There are worse series to be influenced by to be honest and the first new Gundam television series in almost a decade deserves to be special. It’s not enough to just have the first female protagonist in a Gundam series, but making her get a fiancee by stumbling into a duel? Chef’s kiss.

It’s grim up north

This Arte documentary looks at the impact Brexit has had on cities like Grimsby and Hull, but in the process makes it very clear that Brexit was just the final nail in the coffin after decades of neglect and decay.

It’s easy to be judgmental about somebody like Darren Kenyon, the fisherman featured here. How could he have been so stupid as to believe the lies told about Brexit? How could he have voted to cut his own throat? It’s easy and tempting to do so because it absolves everybody else. Your own fault, you shouldn’t have been so stupid as to trust the Tories. You made your bed, now lie in it. But the reality is that Darren’s company was in trouble long before he voted for Brexit, one of the few fishing companies left in a town that once had thousands. Through decisions made and policies created beyond his control, Darren and thousands like him, not just fishers were left to struggle. No wonder they went for Brexit when it was explicitly sold to them as the one thing that could take away all those obstacles. Somebody like Darren, who started work at 13, not “very educational” as he puts it himself, but who managed to create a small, thriving business with his own hands yet sees it threatened by forces beyond his control, was primed to believe the promises Brexit and Boris Johnson made.

As such Darren and all the other Brexit voters like them are the least culpable for this disaster. Their fault was to trust the media and politicians who lied to them. Decades of tabloid lies about the EU and politicians blaming everything bad on it, but who steal the credit for the good it brought set the stage for the referendum. Then the media, from the BBC on down failed completely to educate and inform, at best just parroting what both sides said with few attempts to actually determine the truth. And even in those rare cases where this was attempted, it once again was reduced to “experts say X but these politicians disagree, we’ll let you figure it out”.

Worse, once Brexit was a reality and the only issue in question was how damaging it was going to be, the media and the political establishment did its upmost best to make it as damaging and hardcore as possible, while sinking any chance of an alternative. It was deemed more important to keep a mild social democrat out of Number 10 then it was to make sure the country wasn’t entirely fucked over. Time and again chances to get a soft Brexit were missed and the end result was the clown show that was the 2019 election, where Boris Johnson was shitefested over the finish line by an united press and political establishment determined to see off the threat of Corbynism. That three years later it has ended with hyperinflation, a crumbling economy and a health service on the edge of collapse is the price they would pay all over again if asked.
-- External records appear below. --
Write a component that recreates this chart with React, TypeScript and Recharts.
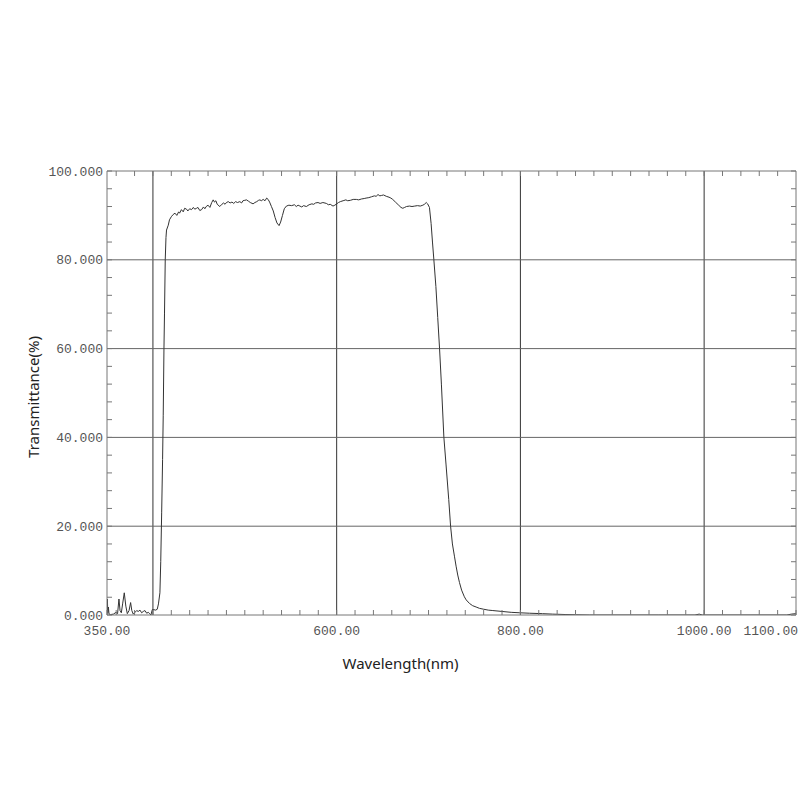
import React from 'react';
import { LineChart, Line, XAxis, YAxis, ReferenceLine, Label } from 'recharts';

const wavelengths = [
  350, 350.4, 350.9, 351.5, 352.2, 354, 357, 359.8, 361.5, 363, 364.2, 365.6, 367, 368.8, 370.5, 372.1,
  374, 375.7, 377, 378.6, 380.5, 382.3, 384, 385.9, 387.7, 389.5, 391.3, 393.2, 394.9, 396.5, 397.8,
  399.3, 401, 403, 404.7, 406, 407.6, 408.5, 409.5, 410.5, 411.2, 412, 412.6, 413.4, 414.2, 414.8,
  416.7, 418, 420, 422, 424, 426, 428, 429, 431, 433, 434.5, 436.6, 438, 440, 442, 444, 445.5, 447.5,
  449, 451, 453, 455, 456.5, 458, 460, 462, 464, 465.6, 467, 468.5, 470, 472.8, 475, 477, 478.5, 480,
  482, 484, 486, 488, 490, 492, 494.6, 496.5, 498, 500, 501.8, 504, 506, 509, 511, 513, 515, 516.5,
  518, 520, 522, 523.8, 525.4, 527, 529, 531, 533, 535, 537.3, 539, 541, 543, 545.3, 548, 551, 554,
  556, 558, 560, 562, 564, 567, 570, 573, 575, 577, 579.7, 582, 585, 588.8, 591, 593, 596, 598, 600,
  602, 604, 607, 610, 612, 615, 618, 621.4, 624, 627, 630, 632, 635, 638, 641, 643, 645, 647, 649,
  651, 654, 657, 659, 661, 664, 667, 670, 672, 674, 676, 679.3, 682, 685, 688, 691, 693.8, 695.5,
  697.5, 699, 701, 702.8, 704.3, 705.8, 708, 710, 712, 714, 716.7, 719, 722, 724, 726, 728.3, 730,
  731.8, 733.7, 736, 739, 741, 744.6, 748, 751.8, 755.4, 760, 765, 770, 780, 790, 799, 810, 824, 835,
  849.6, 860, 875, 900, 950, 990, 994.6, 998, 1050, 1090, 1095, 1100,
];

const transmittance = [
  0, 3.6, 0.5, 1.8, 0.2, 0.1, 0.2, 0.6, 0.3, 3.6, 1.0, 0.5, 2.5, 5.0, 2.0, 0.3,
  1.0, 2.8, 1.0, 0.2, 0.6, 1.0, 0.8, 1.1, 0.5, 0.8, 1.0, 0.4, 0.6, 0.3, 0,
  1.2, 1.2, 1.1, 1.3, 2.5, 5, 12, 23, 35, 45, 60, 68, 80, 85, 86.7,
  87.8, 89.0, 89.7, 90.2, 90.5, 90.0, 90.8, 90.5, 91.3, 90.8, 91.6, 91.4, 91.0, 91.5, 91.3, 91.8, 91.4, 91.6,
  91.8, 91.1, 91.3, 91.9, 91.5, 92.0, 92.3, 91.8, 92.9, 93.5, 93.0, 93.3, 92.5, 92.0, 92.5, 92.8, 92.5, 92.9,
  93.1, 92.8, 93.0, 92.7, 93.1, 92.9, 93.1, 92.8, 93.3, 93.4, 93.5, 93.2, 92.9, 92.6, 92.9, 93.1, 93.4, 93.5,
  93.3, 93.6, 93.3, 93.9, 93.6, 93.0, 92.0, 91.0, 89.5, 88.3, 87.7, 88.5, 90.0, 91.5, 92.1, 92.3, 92.2, 92.4,
  92.0, 92.3, 92.1, 91.9, 92.2, 92.0, 92.4, 92.6, 92.5, 92.8, 92.9, 92.7, 92.9, 92.7, 92.4, 92.5, 92.1, 92.3, 92.6,
  92.9, 93.1, 93.3, 93.5, 93.3, 93.4, 93.6, 93.6, 93.5, 93.7, 93.8, 93.9, 94.0, 94.2, 94.4, 94.3, 94.7, 94.4, 94.5,
  94.6, 94.3, 94.1, 93.9, 93.6, 93.0, 92.4, 91.8, 91.6, 91.8, 92.0, 92.1, 92.0, 92.1, 92.2, 92.1, 92.3, 92.5,
  92.9, 92.6, 91.8, 88.2, 84, 80, 74, 67, 60, 52, 40, 34, 26, 20, 16, 13.1, 11,
  9, 7.3, 5.6, 4.1, 3.4, 2.6, 2.1, 1.8, 1.5, 1.3, 1.1, 1.0, 0.8, 0.6, 0.5, 0.4, 0.3, 0.2,
  0.1, 0.05, 0, 0, 0, 0, 0.2, 0, 0, 0, 0.2, 0.3,
];

const xLabelTicks = [350, 600, 800, 1000, 1100];
const yLabelTicks = [0, 20, 40, 60, 80, 100];
const xGridLines = [400, 600, 800, 1000];
const yGridLines = [20, 40, 60, 80];
const xMinorTicks = Array.from({ length: 37 }, (_, i) => 360 + i * 20);
const yMinorTicks = Array.from({ length: 26 }, (_, i) => i * 4);

const data = wavelengths.map((w, i) => ({ w, t: transmittance[i] }));

const xTicks = Array.from(new Set([...xLabelTicks, ...xMinorTicks])).sort((a, b) => a - b);
const yTicks = Array.from(new Set([...yLabelTicks, ...yMinorTicks])).sort((a, b) => a - b);

const tickFont = { fill: '#555', fontSize: 13, fontFamily: '"Liberation Mono", monospace' };
const titleFont = { fill: '#222', fontSize: 15, fontFamily: '"Noto Sans", sans-serif' };

const XTick = ({ x, y, payload }: any) => {
  const v = payload.value;
  if (!xLabelTicks.includes(v)) return null;
  const last = v === xLabelTicks[xLabelTicks.length - 1];
  return (
    <text x={last ? x + 2 : x} y={y} dy="0.8em" textAnchor={last ? 'end' : 'middle'} {...tickFont}>
      {v.toFixed(2)}
    </text>
  );
};

const blank = () => '';

export default function App() {
  return (
    <div style={{ position: 'absolute', left: 0, top: 0, width: 800 }}>
      <LineChart width={800} height={760} data={data} margin={{ top: 170, right: 3, left: 0, bottom: 85 }}>
        <XAxis
          xAxisId="main"
          dataKey="w"
          type="number"
          domain={[350, 1100]}
          allowDataOverflow
          ticks={xTicks}
          interval={0}
          tick={<XTick />}
          tickSize={-5}
          tickMargin={15}
          tickLine={{ stroke: '#777' }}
          axisLine={{ stroke: '#777' }}
          height={60}
        >
          <Label
            content={({ viewBox }: any) => (
              <text x={viewBox.x + viewBox.width / 2 - 51} y={viewBox.y + 54} textAnchor="middle" {...titleFont}>
                Wavelength(nm)
              </text>
            )}
          />
        </XAxis>
        <XAxis
          xAxisId="top"
          orientation="top"
          dataKey="w"
          type="number"
          domain={[350, 1100]}
          allowDataOverflow
          ticks={xMinorTicks}
          interval={0}
          tick={tickFont}
          tickFormatter={blank}
          tickSize={-5}
          tickLine={{ stroke: '#777' }}
          axisLine={{ stroke: '#777' }}
          height={1}
        />
        <YAxis
          yAxisId="main"
          type="number"
          domain={[0, 100]}
          allowDataOverflow
          ticks={yTicks}
          interval={0}
          tickFormatter={(v) => (yLabelTicks.includes(v) ? v.toFixed(3) : '')}
          tick={tickFont}
          tickSize={-5}
          tickMargin={9}
          tickLine={{ stroke: '#777' }}
          axisLine={{ stroke: '#777' }}
          width={107}
        >
          <Label
            content={({ viewBox }: any) => {
              const cx = 33;
              const cy = viewBox.y + viewBox.height / 2 + 4;
              return (
                <text x={cx} y={cy} textAnchor="middle" dominantBaseline="central" transform={`rotate(-90 ${cx} ${cy})`} {...titleFont}>
                  Transmittance(%)
                </text>
              );
            }}
          />
        </YAxis>
        <YAxis
          yAxisId="right"
          orientation="right"
          type="number"
          domain={[0, 100]}
          allowDataOverflow
          ticks={yMinorTicks}
          interval={0}
          tick={tickFont}
          tickFormatter={blank}
          tickSize={-5}
          tickLine={{ stroke: '#777' }}
          axisLine={{ stroke: '#777' }}
          width={1}
        />
        {xGridLines.map((x) => (
          <ReferenceLine key={`x${x}`} x={x} xAxisId="main" yAxisId="main" stroke="#333" />
        ))}
        {yGridLines.map((y) => (
          <ReferenceLine key={`y${y}`} y={y} xAxisId="main" yAxisId="main" stroke="#666" />
        ))}
        {/* invisible copy so the top/right frame axes get a domain */}
        <Line
          xAxisId="top"
          yAxisId="right"
          dataKey="t"
          stroke="none"
          dot={false}
          activeDot={false}
          isAnimationActive={false}
        />
        <Line
          xAxisId="main"
          yAxisId="main"
          dataKey="t"
          type="linear"
          stroke="#333"
          strokeWidth={1}
          dot={false}
          isAnimationActive={false}
        />
      </LineChart>
    </div>
  );
}
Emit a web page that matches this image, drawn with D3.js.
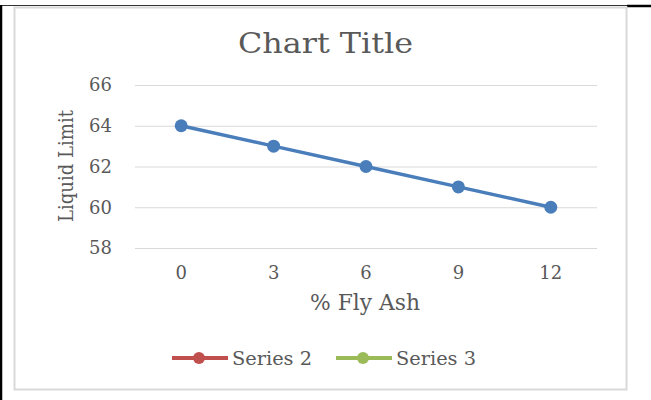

On the remain side there’s this annoying tendency to blame Brexit for all of the UK’s woes, but at best it’s a catalysor of already existing trends. Back in 2001 I was doing leafletting in the then elections for the Socialist Alliance in Plymouth and getting to see some of its estates was shocking. A level of poverty I’d never seen in the Netherlands. Again, reading between the lines in this documentary it’s clear that the poverty and misery in places like Grimsby and Hull aren’t recent either, but have been present for decades. This is why people voted for Brexit because it promised to change things and people were desparate enough to take that gamble. We shouldn’t blame them for it.